Uni Eropa sudah memberikan komitmen awal sebesar 5 juta euro, untuk mendanai proyek dari sisi Gaza pada pekan lalu. Rencananya, proyek tersebut akan memiliki pipa sepanjang 4 kilometer dan menelan biaya sekitar 20 juta euro.

Sementara itu, Utusan Qatar untuk Jalur Gaza Mohammed Al-Emadi mengatakan kepala kantor berita SAWA, negaranya akan mendanai pipa di sisi Israel yang akan membentang sepanjang 45 kilometer dengan biaya sebesar 70 juta Euro.  

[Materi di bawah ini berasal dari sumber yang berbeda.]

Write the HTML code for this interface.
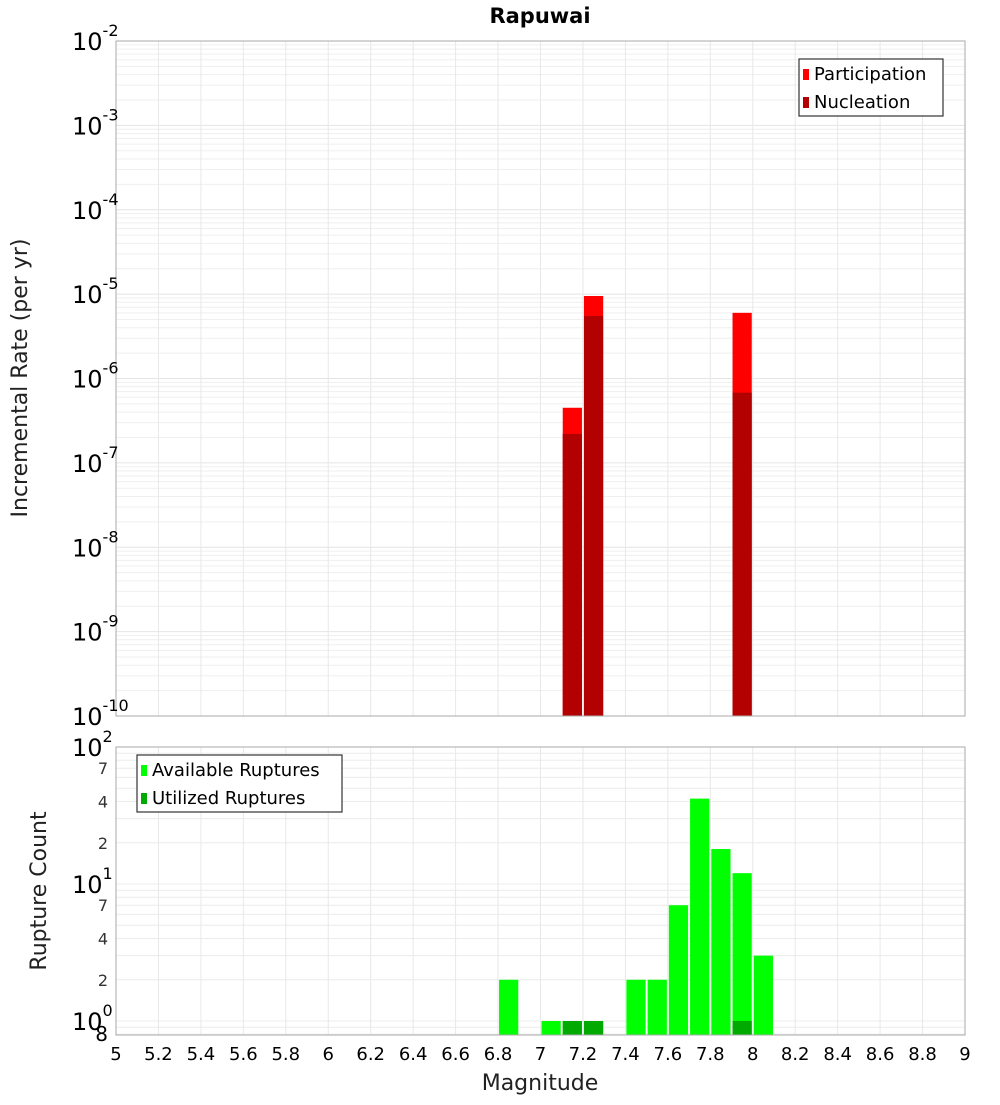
<!DOCTYPE html>
<html><head><meta charset="utf-8"><style>
body{margin:0;background:#fff;}
svg text{font-family:"DejaVu Sans","Liberation Sans",sans-serif;}
</style></head><body>
<svg id="c" width="1000" height="1100" xmlns="http://www.w3.org/2000/svg">
<text x="540" y="23" text-anchor="middle" font-size="21" font-weight="bold">Rapuwai</text>
<g id="gtop"></g><g id="gbot"></g>
<text transform="translate(27,378) rotate(-90)" text-anchor="middle" font-size="22" fill="#222">Incremental Rate (per yr)</text>
<text transform="translate(46,891) rotate(-90)" text-anchor="middle" font-size="22" fill="#222">Rupture Count</text>
<text x="540" y="1090" text-anchor="middle" font-size="22" fill="#222">Magnitude</text>
</svg>
<script>
const mags=[7.1,7.2,7.9];
const participation=[4.5e-7,9.5e-6,6e-6];
const nucleation=[2.2e-7,5.5e-6,6.8e-7];
const countMags=[6.8,7.0,7.1,7.2,7.4,7.5,7.6,7.7,7.8,7.9,8.0];
const available=[2,1,1,1,2,2,7,42,18,12,3];
const utilized=[0,0,1,1,0,0,0,0,0,1,0];
const xTicks=[5,5.2,5.4,5.6,5.8,6,6.2,6.4,6.6,6.8,7,7.2,7.4,7.6,7.8,8,8.2,8.4,8.6,8.8,9];
const topExps=[-2,-3,-4,-5,-6,-7,-8,-9,-10];
const botMinorLabels=[2,4,7];

const NS="http://www.w3.org/2000/svg";
const X0=116,X1=965;
const x=m=>X0+(m-5)/4*(X1-X0);
const TY0=41,TY1=716;
const yT=v=>TY0+(-2-Math.log10(v))/8*(TY1-TY0);
const BY0=747,BY1=1035;
const yB=v=>1021-Math.log10(v)*137;
function mk(p,tag,a,txt){const e=document.createElementNS(NS,tag);for(const k in a)e.setAttribute(k,a[k]);if(txt!==undefined)e.textContent=txt;p.appendChild(e);return e;}
const gTop=document.getElementById('gtop'),gBot=document.getElementById('gbot');

for(let e=-10;e<-2;e++){for(let k=1;k<10;k++){const yy=yT(k*Math.pow(10,e));const l=mk(gTop,'line',{x1:X0,x2:X1,y1:yy,y2:yy,stroke:k==1?'#e4e4e4':'#efefef','stroke-width':1});

}}
for(let e=-1;e<2;e++){for(let k=1;k<10;k++){const v=k*Math.pow(10,e);const yy=yB(v);if(yy>BY1||yy<BY0)continue;const l=mk(gBot,'line',{x1:X0,x2:X1,y1:yy,y2:yy,stroke:'#ececec','stroke-width':1});

}}
xTicks.forEach(t=>{[[TY0,TY1,gTop],[BY0,BY1,gBot]].forEach(([a,b,g])=>{const l=mk(g,'line',{x1:x(t),x2:x(t),y1:a,y2:b,stroke:'#e8e8e8','stroke-width':1});

});});

mags.forEach((m,i)=>{
const r=mk(gTop,'rect',{x:x(m)+1,y:yT(participation[i]),width:x(m+0.1)-x(m)-2,height:TY1-yT(participation[i]),fill:'#ff0000'});


const n=mk(gTop,'rect',{x:x(m)+1,y:yT(nucleation[i]),width:x(m+0.1)-x(m)-2,height:TY1-yT(nucleation[i]),fill:'#b30000'});

});
countMags.forEach((m,i)=>{
const r=mk(gBot,'rect',{x:x(m)+1,y:yB(available[i]),width:x(m+0.1)-x(m)-2,height:BY1-yB(available[i]),fill:'#00ff00'});


if(utilized[i]>0){const u=mk(gBot,'rect',{x:x(m)+1,y:yB(utilized[i]),width:x(m+0.1)-x(m)-2,height:BY1-yB(utilized[i]),fill:'#00aa00'});

}});

const f1=mk(gTop,'rect',{x:X0,y:TY0,width:X1-X0,height:TY1-TY0,fill:'none',stroke:'#aaa'});


const f2=mk(gBot,'rect',{x:X0,y:BY0,width:X1-X0,height:BY1-BY0,fill:'none',stroke:'#aaa'});



topExps.forEach(e=>{const yy=yT(Math.pow(10,e));const t=mk(gTop,'text',{x:72,y:yy+9,'font-size':24});


t.textContent='10';mk(t,'tspan',{dy:-14,'font-size':16},String(e));});
[0,1,2].forEach(e=>{const yy=yB(Math.pow(10,e));const t=mk(gBot,'text',{x:72,y:yy+9,'font-size':24});


t.textContent='10';mk(t,'tspan',{dy:-14,'font-size':16},String(e));});
[0,1].forEach(e=>botMinorLabels.forEach(k=>{const t=mk(gBot,'text',{x:108,y:yB(k*Math.pow(10,e))+6,'font-size':16,'text-anchor':'end',fill:'#333'},String(k));

}));
const t8=mk(gBot,'text',{x:108,y:1041,'font-size':20,'text-anchor':'end'},'8');


xTicks.forEach(t=>{const e=mk(gBot,'text',{x:x(t),y:1060,'font-size':18,'text-anchor':'middle'},String(t));

});

function legend(g,bx,by,w,items,name){const lg=mk(g,'g',{});


mk(lg,'rect',{x:bx,y:by,width:w,height:57,fill:'#fff',stroke:'#333','stroke-width':1.2});
items.forEach((it,i)=>{mk(lg,'rect',{x:bx+4,y:by+10+i*28,width:6,height:11,fill:it[1]});
mk(lg,'text',{x:bx+15,y:by+21+i*28,'font-size':18},it[0]);});}
legend(gTop,799,59,144,[['Participation','#ff0000'],['Nucleation','#b30000']],'top-legend');
legend(gBot,137,755,205,[['Available Ruptures','#00ff00'],['Utilized Ruptures','#00aa00']],'bottom-legend');
</script>
</body></html>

Ditanya tentang pipa Gaza, Chevron mengatakan bahwa pihaknya berharap dapat mendukung strategi Israel untuk mengembangkan sumber daya energinya untuk kepentingan negara dan wilayah, tetapi tidak berkomentar tentang masalah yang bersifat komersial.

Untuk diketahui, Gaza yang memiliki luas wilayah 360 kilometer persegi merupakan wilayah pesisir yang terletak di antara semenanjung Sinai Mesir dan Tel Aviv.

Tidak ada akses ke dunia luar kecuali melalui Israel, yang menguasai 90% perbatasan darat dan lautnya, dan Mesir, yang memiliki perbatasan darat yang sempit di selatan.

Saat ini, satu-satunya pembangkit listrik Gaza menghasilkan listrik selama sekitar 12 jam sehari dengan solar, bahan bakar yang lebih mahal dan berpolusi.

Proyek pipa gas ini diharapkan dapat meningkatkan kemampuan pembangkit listrik hingga empat kali lipat, sehingga bisa menghasilkan pasokan listrik lebih stabil untuk Gaza.

"Semoga kesepakatan bisa dicapai dalam beberapa minggu, sehingga memungkinkan biaya listrik turun 60 persen, dan daya listrik bisa mencapai dua kali lipat maksimal 140 megawatt," harap Vice Chairman Palestine Electric Company (PEC) Walid Salman.